Google has kicked off an effort to make it easier to build secure applications using an open source framework for confidential computing, which enables encrypted data to be processed inline by an application without ever requiring the data to be decrypted.
Asylo is an open-source framework and SDK for developing applications that run in multiple instances of these trusted execution environments (TEEs), said Rob Sadowski, Google Cloud Trust and security marketing lead. TEEs are designed to prevent cyberattacks targeting operating systems, hypervisors, drivers and firmware.
Asylo makes it possible for developers to build confidential computing applications that can be ported across multiple types of processors. Version 0.2 of Asylo will offer an SDK and tools to help developers create portable enclave applications. In the future, Google plans to provide the ability to run existing applications in a TEE using an Asylo container. Asylo will be compatible with the Kubernetes container orchestration engine and the Istio services mesh, which Google has played a leading role in developing.
Multiple processors have extended their instruction sets to enable confidential computing, but developers have been required to master the nuances of each of those extensions. Each application also winds up being locked into those extensions. Google is working to ensure Asylo will be compatible with AMD Secure Encryption Virtualization (SEV) technology, Intel Software Guard Extensions (Intel SGX) and other similar extensions to hardware platforms.
Sadowski said an open source framework that makes it easier to build secure applications also represents a significant advancement for DevSecOps. Today, constructing confidential computing applications is simply too painstaking and time-consuming for most developers to master. A framework for building secure applications provides a high level of abstraction that is easier to master.

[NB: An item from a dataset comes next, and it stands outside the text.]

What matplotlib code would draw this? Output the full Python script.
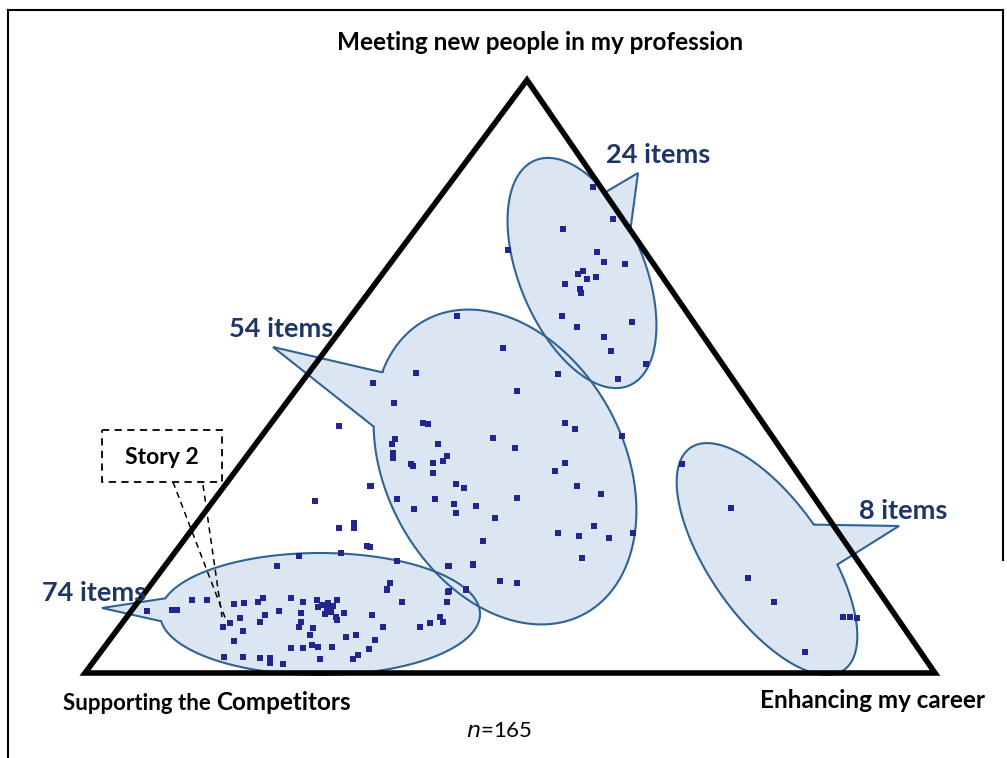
import numpy as np
import matplotlib
matplotlib.use("Agg")
import matplotlib.pyplot as plt
from matplotlib.patches import Polygon, Rectangle

plt.rcParams['font.family'] = ['Lato', 'DejaVu Sans']

# ---------------- data (chart coordinates, y grows downward) ----------------
tri_x = [85, 935, 527]
tri_y = [673, 673, 80]

pts_x = [367, 299, 341, 277, 397, 448, 473, 390, 387, 448, 466, 447, 192, 207, 147, 172, 177,
         234, 244, 258, 263, 291, 303, 279, 301, 265, 260, 240, 230, 223, 344, 372, 402, 440,
         443, 430, 420, 383, 337, 301, 299, 313, 310, 243, 234, 346, 356, 375, 369, 291, 303,
         312, 318, 332, 224, 243, 260, 270, 270, 283, 320, 353, 358,
         322, 327, 331, 325, 333, 318, 336, 328, 317, 337,
         339, 370, 315, 339, 354, 354,
         457, 503, 416, 373, 517, 558, 394, 423, 428, 565, 575, 622, 493, 515, 395, 392, 438,
         393, 393, 447, 443, 411, 413, 433, 433, 565, 555, 456, 464, 577, 601, 397, 435, 414,
         454, 456, 476, 517, 495, 371, 594, 558, 579, 609, 633, 483, 582, 370, 449, 473, 500,
         517, 397, 390, 387, 449, 466,
         593, 613, 563, 508, 597, 604, 625, 583, 578, 587, 596, 565, 580, 581, 562, 577, 632,
         604, 611, 646, 618, 558,
         682, 731, 748, 774, 843, 850, 857, 805]
pts_y = [546, 556, 553, 566, 561, 566, 565, 583, 590, 592, 590, 602, 600, 600, 611, 610, 610,
         604, 603, 602, 598, 598, 602, 611, 613, 615, 622, 618, 623, 627, 613, 615, 602, 617,
         622, 623, 627, 627, 620, 622, 627, 628, 635, 631, 641, 637, 635, 640, 649, 648, 648,
         645, 647, 647, 657, 657, 658, 658, 663, 664, 659, 659, 655,
         605, 608, 612, 614, 606, 607, 617, 603, 600, 600,
         426, 486, 501, 528, 523, 528,
         316, 348, 373, 383, 391, 374, 403, 423, 424, 423, 429, 436, 438, 448, 439, 444, 444,
         453, 458, 456, 461, 464, 466, 463, 473, 463, 471, 484, 488, 486, 494, 499, 499, 509,
         504, 513, 506, 498, 518, 486, 526, 533, 536, 538, 533, 541, 558, 547, 566, 564, 581,
         583, 561, 583, 589, 591, 589,
         187, 219, 229, 250, 252, 262, 264, 271, 274, 279, 277, 284, 289, 293, 316, 327, 322,
         337, 351, 364, 379, 374,
         464, 508, 578, 602, 617, 617, 618, 652]

# callouts: ellipse centre, full width/height, angle, tail base points, tail tip
callout_labels = ["74 items", "54 items", "24 items", "8 items"]
callout_cx = [320, 505, 582, 767]
callout_cy = [614, 467, 273, 559]
callout_w = [320, 334, 244, 270]
callout_h = [122, 238, 125, 116]
callout_ang = [0, 61.6, 67.3, 55.4]
tail_base1 = [(172, 599), (383, 373), (606, 190), (820, 520)]
tail_base2 = [(166, 621), (375, 427), (632, 228), (843, 565)]
tail_tip = [(102, 608), (273, 347), (638, 173), (899, 526)]
label_pos = [(42, 593), (229, 329), (606, 155), (859, 511)]

axis_top = "Meeting new people in my profession"
axis_left_a = "Supporting the"
axis_left_b = "Competitors"
axis_right = "Enhancing my career"

# ---------------- figure ----------------
W, H = 1007, 758
fig = plt.figure(figsize=(W / 100, H / 100), dpi=100)
ax = fig.add_axes([0, 0, 1, 1])
ax.set_xlim(0, W)
ax.set_ylim(H, 0)
ax.set_aspect('equal')
ax.axis('off')

FILL = '#dce6f2'
EDGE = '#2f6394'
NAVY = '#1f3568'


def callout_path(cx, cy, w, h, ang, b1, b2, tip):
    a, b = w / 2.0, h / 2.0
    th = np.deg2rad(ang)
    c, s = np.cos(th), np.sin(th)

    def t_of(p):
        dx, dy = p[0] - cx, p[1] - cy
        qx = c * dx + s * dy
        qy = -s * dx + c * dy
        return np.arctan2(qy / b, qx / a)

    def pt(t):
        x = a * np.cos(t)
        y = b * np.sin(t)
        return cx + c * x - s * y, cy + s * x + c * y

    t1, t2 = t_of(b1), t_of(b2)
    d = (t1 - t2) % (2 * np.pi)
    if d > np.pi:
        ts = np.linspace(t2, t2 + d, 300)
    else:
        ts = np.linspace(t2, t2 - (2 * np.pi - d), 300)
    xs, ys = pt(ts)
    verts = [pt(t1), tip] + list(zip(xs, ys))
    return verts


for i in range(len(callout_labels)):
    v = callout_path(callout_cx[i], callout_cy[i], callout_w[i], callout_h[i],
                     callout_ang[i], tail_base1[i], tail_base2[i], tail_tip[i])
    ax.add_patch(Polygon(v, closed=True, facecolor=FILL, edgecolor='none', zorder=1))
for i in range(len(callout_labels)):
    v = callout_path(callout_cx[i], callout_cy[i], callout_w[i], callout_h[i],
                     callout_ang[i], tail_base1[i], tail_base2[i], tail_tip[i])
    ax.add_patch(Polygon(v, closed=True, facecolor='none', edgecolor=EDGE, lw=1.5, zorder=2))

# triangle
ax.add_patch(Polygon(list(zip(tri_x, tri_y)), closed=True, facecolor='none',
                     edgecolor='black', lw=4, joinstyle='miter', zorder=3))

# points
ax.scatter(pts_x, pts_y, marker='s', s=25, color='#24248f', edgecolors='none', zorder=4)

# callout labels
for lab, (lx, ly) in zip(callout_labels, label_pos):
    ax.text(lx, ly, lab, ha='left', va='center', fontsize=19.5, fontweight='bold',
            color=NAVY, zorder=6)

# Story 2 box
ax.add_patch(Rectangle((102, 430), 120, 52, facecolor='white', edgecolor='black',
                       lw=1.3, ls=(0, (4, 3)), zorder=5))
ax.text(162, 457, "Story 2", ha='center', va='center', fontsize=16.5, fontweight='bold', zorder=6)
ax.plot([173, 226], [482, 620], color='black', lw=1.1, ls=(0, (4, 3)), zorder=5)
ax.plot([203, 222], [485, 617], color='black', lw=1.1, ls=(0, (4, 3)), zorder=5)

# axis labels
ax.text(540, 42, axis_top, ha='center', va='center', fontsize=17.5, fontweight='bold')
ax.text(63, 703, axis_left_a, ha='left', va='center', fontsize=16, fontweight='bold')
ax.text(216, 703, axis_left_b, ha='left', va='center', fontsize=17.5, fontweight='bold')
ax.text(985, 700, axis_right, ha='right', va='center', fontsize=17.5, fontweight='bold')
ax.text(499, 731, r"$\it{n}$=165", ha='center', va='center', fontsize=16)

# frame
ax.plot([8, 8], [H, 10], color='black', lw=1.5)
ax.plot([8, 1003], [10, 10], color='black', lw=1.5)
ax.plot([1003, 1003], [10, 560], color='black', lw=1.5)

fig.savefig("out.png", dpi=100)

Google is not recommending that every application going forward should include confidential computing functions. There are still significant application performance trade-offs to be considered. But there is an increasing number of applications in which data security issues will trump those performance concerns.
Most developers don’t set out to build insecure applications. Arguably, IT vendors have simply made it too difficult. A framework that enables applications that run in TEEs to be built more easily is likely to be received well by developers and cybersecurity professionals alike, as cybercriminals are taking advantage of advanced vulnerability scanning tools to identify potential exploits up and down the entire computing stack, including unpatched operating systems and firmware.
It’s too early to say how much mainstream adoption of confidential computing there will be. Most of its usage has been limited to government agencies and financial services organizations that have enough budget dollars to build, maintain and run these applications. Asylo should go a long way toward making TEEs more accessible to the average developer in a way that should lift much of the burden put on DevSecOps teams, who today struggle to secure data strewn across the extended enterprise.